I'm going through Peter Walters's Introduction to Ergodic Theory (pg. 50) and I'm having trouble understanding the proof of Theorem 1.28, which says that for an endomorphism of a compact group strong mixing, weak mixing and ergodicity are equivalent.
In particular, the proof starts off with the assumption $G$ is abelian. It then says it suffices to show that if the endomorphism $A: G \to G$ is ergodic, then $A$ is strong-mixing, which is clear. However, why is the following true?
If $\lambda, \delta \in \widehat{G}$, then $(U_A^n \lambda, \delta) = 0$ eventually unless $\lambda = \delta \equiv 1$.
Here, for our purposes $U_A: L^2(m) \to L^2(m)$ is the induced operator defined by $U_A f = f \circ A$, where $f \in L^2(G, \mathscr{B}, m)$. It is known that this operator is linear and unitary, and that $U_A(fg) = U_A(f) U_A(g)$ and $U_A c = c$ when $c$ is constant.
$\widehat{G}$ is the character group of $G$, and we know that the members of $\widehat{G}$ form an orthonormal basis for $L^2(m)$, where $m$ is the Haar measure.
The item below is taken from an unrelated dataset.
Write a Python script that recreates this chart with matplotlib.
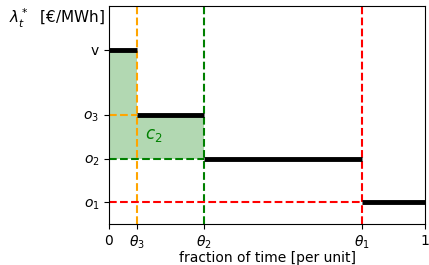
import matplotlib
matplotlib.use('Agg')
import matplotlib.pyplot as plt

# breakpoints (fraction of time) and price levels
theta = [0.0, 0.09, 0.30, 0.80, 1.0]
levels = [4.5, 3.0, 2.0, 1.0]
ytick_labels = ['$o_1$', '$o_2$', '$o_3$', 'v']
xtick_labels = ['0', r'$\theta_3$', r'$\theta_2$', r'$\theta_1$', '1']
guide_colors = ['orange', 'green', 'red']

fig = plt.figure(figsize=(4.29, 2.65), dpi=100)
ax = fig.add_axes([0.254, 0.155, 0.737, 0.822])
ax.set_xlim(0, 1)
ax.set_ylim(0.5, 5.5)

# shaded area c_2: under the step curve, above o_2, up to theta_2
ax.fill_between([theta[0], theta[1]], levels[2], levels[0], color='green', alpha=0.3, linewidth=0)
ax.fill_between([theta[1], theta[2]], levels[2], levels[1], color='green', alpha=0.3, linewidth=0)

# dashed guides for theta_3/o_3, theta_2/o_2, theta_1/o_1
for th, lev, col in zip(theta[1:4], levels[1:], guide_colors):
    ax.axvline(th, color=col, linestyle='--', linewidth=1.5)
    ax.plot([0, th], [lev, lev], color=col, linestyle='--', linewidth=1.5)

# step curve (price duration)
for i, lev in enumerate(levels):
    ax.plot([theta[i], theta[i + 1]], [lev, lev], color='black', linewidth=3.5, solid_capstyle='butt')

ax.text(0.115, 2.55, '$c_2$', color='green', fontsize=12, va='center')

ax.set_xticks(theta)
ax.set_xticklabels(xtick_labels)
for tick, col in zip(ax.xaxis.get_major_ticks()[1:4], guide_colors):
    tick.tick1line.set_color(col)
ax.set_yticks(sorted(levels))
ax.set_yticklabels(ytick_labels)
ax.set_xlabel('fraction of time [per unit]', labelpad=0)
ax.text(-0.315, 0.92, r'$\lambda_t^*$  [€/MWh]', transform=ax.transAxes, fontsize=11)

plt.savefig('out.png', dpi=100)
There is also an earlier theorem (Theorem 1.10), which says that if $G$ is a compact abelian group equipped with normalized Haar measure $m$ and $A: G \to G$ is a continuous surjective endomorphism of $G$, then $A$ is ergodic iff the trivial character $\lambda \equiv 1$ is the only $\lambda \in G$ that satisfies $U_A\lambda =\lambda \circ A^n = \lambda$ for some $n > 0$.
So basically we know that $\lambda, U_A \lambda, U^2_A \lambda, \dots$ are all distinct, but how does it follow that eventually $(U_A^n \lambda, \delta) = 0$? I get that this isn't true for $\lambda = \delta \equiv 1$, but why does it hold for all other choices of characters?